News Release

This week from AGU: Glacier health check, world ocean atlas, liquid brines on Mars

Peer-Reviewed Publication

American Geophysical Union

  • From AGU's blogs: Health check reveals how glacier is declining due to warming climate http://blogs.agu.org/geospace/2014/10/13/health-check-reveals-glacier-declining-due-warming-climate/

    Researchers from the British Geological Survey have taken the very first comprehensive health check of a rapidly melting glacier. Their latest study reveals that their icy patient, the Falljökull glacier in southeast Iceland, has been dramatically declining as it tries to adjust to recent changes in the climate.

    The new findings on Falljökull show unhealthy changes in the glacier's behavior and structure. Normal glacial patterns, growing in the winter and retreating in the summer, have been replaced by all year-round melting and rapid retreat of the margin of this Icelandic glacier, while its upper reaches continue to move forward. In fact, the retreat has increased so dramatically over the last five years that there has been complete detachment of the stagnant lower section, like a lizard losing its tail.

  • From this week's Eos: Higher-Resolution World Ocean Atlas to Aid Climate Studieshttp://onlinelibrary.wiley.com/doi/10.1002/eost.v95.41/issuetoc

    The new, detailed atlas satisfies scientists' increasing need to model the ocean at spatial scales finer than one-degree resolution at the surface and at depth.
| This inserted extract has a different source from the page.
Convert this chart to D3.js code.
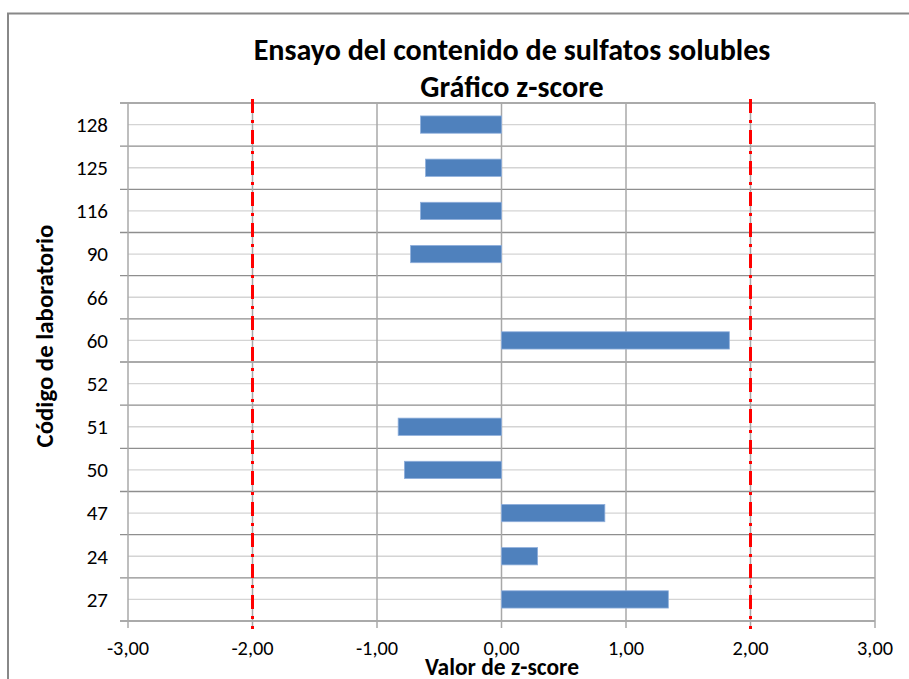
<!DOCTYPE html>
<html>
<head>
<meta charset="utf-8">
<script src="https://cdn.jsdelivr.net/npm/d3@7"></script>
<style>
  html, body { margin: 0; padding: 0; background: #fff; }
  svg { display: block; }
  text { font-family: Carlito, Lato, "Open Sans", sans-serif; fill: #000; }
</style>
</head>
<body>
<svg id="chart" width="909" height="679"></svg>
<script>
const labs = ["128", "125", "116", "90", "66", "60", "52", "51", "50", "47", "24", "27"];
const zScores = [-0.65, -0.61, -0.65, -0.73, 0, 1.83, 0, -0.83, -0.78, 0.83, 0.29, 1.34];
const xTicks = [-3, -2, -1, 0, 1, 2, 3];
const limits = [-2, 2];
const titleLines = ["Ensayo del contenido de sulfatos solubles", "Gráfico z-score"];
const xTitle = "Valor de z-score";
const yTitle = "Código de laboratorio";

const svg = d3.select("#chart");
const W = 909, H = 679;
const plot = { left: 128, right: 875, top: 103, bottom: 621 };

// fit font size so that a given text node reaches a target width
function fitSize(node, target) {
  const base = parseFloat(node.getAttribute("font-size"));
  const w = node.getComputedTextLength();
  return base * target / w;
}

// outer chart border
svg.append("path")
  .attr("d", `M8,${H + 5} L8,13.5 L${W + 5},13.5`)
  .attr("fill", "none").attr("stroke", "#888").attr("stroke-width", 2);

const x = d3.scaleLinear().domain([-3, 3]).range([plot.left, plot.right]);
const y = d3.scaleBand().domain(labs).range([plot.top, plot.bottom]).paddingInner(0).paddingOuter(0);

// minor gridlines at category centres
svg.append("g").selectAll("line").data(labs).join("line")
  .attr("x1", plot.left).attr("x2", plot.right)
  .attr("y1", d => y(d) + y.bandwidth() / 2).attr("y2", d => y(d) + y.bandwidth() / 2)
  .attr("stroke", "#d4d4d4").attr("stroke-width", 1.3);

// major gridlines at band boundaries (with ticks left)
const bounds = labs.map(d => y(d)).concat([plot.bottom]);
svg.append("g").selectAll("line").data(bounds).join("line")
  .attr("x1", plot.left - 8).attr("x2", plot.right)
  .attr("y1", d => d).attr("y2", d => d)
  .attr("stroke", "#8e8e8e").attr("stroke-width", 1.3);

// vertical gridlines with ticks below
svg.append("g").selectAll("line").data(xTicks).join("line")
  .attr("x1", d => x(d)).attr("x2", d => x(d))
  .attr("y1", plot.top).attr("y2", plot.bottom + 7)
  .attr("stroke", "#a8a8a8").attr("stroke-width", 1.5);

// bars
svg.append("g").selectAll("rect").data(labs.map((l, i) => ({ l, v: zScores[i] })).filter(d => d.v !== 0)).join("rect")
  .attr("x", d => x(Math.min(0, d.v)))
  .attr("width", d => Math.abs(x(d.v) - x(0)))
  .attr("y", d => y(d.l) + y.bandwidth() * 0.3)
  .attr("height", y.bandwidth() * 0.4)
  .attr("fill", "#4f81bd").attr("stroke", "#8eaedb").attr("stroke-width", 0.8);

// red limit lines
svg.append("g").selectAll("line").data(limits).join("line")
  .attr("x1", d => x(d)).attr("x2", d => x(d))
  .attr("y1", plot.top - 4).attr("y2", plot.bottom + 8)
  .attr("stroke", "#ff0000").attr("stroke-width", 3)
  .attr("stroke-dasharray", "14,7,3,7");

// x tick labels
const fmt = v => d3.format(".2f")(v).replace(".", ",").replace("−", "-");
const xLab = svg.append("g").selectAll("text").data(xTicks).join("text")
  .attr("x", d => x(d)).attr("y", 655)
  .attr("text-anchor", "middle").attr("font-size", 17).attr("fill", "#222")
  .text(d => fmt(d));
const xs = fitSize(xLab.nodes()[3], 36);
xLab.attr("font-size", xs);

// y tick labels
const yLab = svg.append("g").selectAll("text").data(labs).join("text")
  .attr("x", 108).attr("y", d => y(d) + y.bandwidth() / 2)
  .attr("dy", "0.35em")
  .attr("text-anchor", "end").attr("font-size", 17).attr("fill", "#222")
  .text(d => d);
const ys = fitSize(yLab.nodes()[0], 32);
yLab.attr("font-size", ys);

// titles
const tBase = [60, 97];
const tWidths = [517, 184];
const tl = svg.append("g").selectAll("text").data(titleLines).join("text")
  .attr("x", 512).attr("y", (d, i) => tBase[i])
  .attr("text-anchor", "middle").attr("font-size", 24).attr("font-weight", "bold")
  .text(d => d);
const ts = fitSize(tl.nodes()[0], tWidths[0]);
tl.attr("font-size", ts);

const xt = svg.append("text")
  .attr("x", 502).attr("y", 675)
  .attr("text-anchor", "middle").attr("font-size", 18).attr("font-weight", "bold")
  .text(xTitle);
xt.attr("font-size", fitSize(xt.node(), 154));

const yt = svg.append("text")
  .attr("transform", "translate(53,336) rotate(-90)")
  .attr("text-anchor", "middle").attr("font-size", 18).attr("font-weight", "bold")
  .text(yTitle);
yt.attr("font-size", fitSize(yt.node(), 223));
</script>
</body>
</html>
  • From AGU's journals: Cultivating salt-loving microbes on Mars http://onlinelibrary.wiley.com/doi/10.1002/2014GL060302/abstract

    Some scientists suspect that life on Earth began in cold salty waters around scorching hydrothermal vents deep beneath the ocean's surface. Scientists wonder whether similar conditions could exist on Mars. Indeed, they even wonder if liquid water, an essential ingredient for life, presently exists on Mars. The process by which salt absorbs water vapor from the atmosphere to create saline solutions on Earth would take much longer under the harsh, extremely cold and dry Martian conditions. However, observations do suggest evidence of brine flows near the Martian equator and even the formation of small pools of liquid brines in polar regions.

    One possible explanation is that brine could form in the short time period of the Martian day when conditions are most favorable. To test this, Fischer et al. conducted two sets of experiments using a 160 centimeter long cylindrical tube called the Michigan Mars Environmental Chamber, which can recreate the temperatures, humidity levels, and air pressures on Mars.

    First, the scientists tested whether salt would absorb water vapor from the air with 100% saturation, at a temperature of –50°C, and at an air pressure of 800 Pascals, about 100 times less than Earth's average air pressure at sea level. Second, they investigated at what temperature range salt, when placed in direct contact with water ice, would melt and form brine solutions.

    The scientists find that bulk amounts of salt cannot form solutions by absorbing water vapor from the air within the short period of the day when conditions are favorable but that salts in direct contact with water ice can melt and form liquid brines in these short periods. They conclude that liquid brines could form in the subsurface of Mars's equatorial regions where ice is present, as well as on the surface and shallow subsurface of Mars's polar regions during seasons when water ice, either in the form of snow or frost, is present on salty Martian soils. The results have important implications for the understanding of the habitability of Mars, the scientists state in their paper.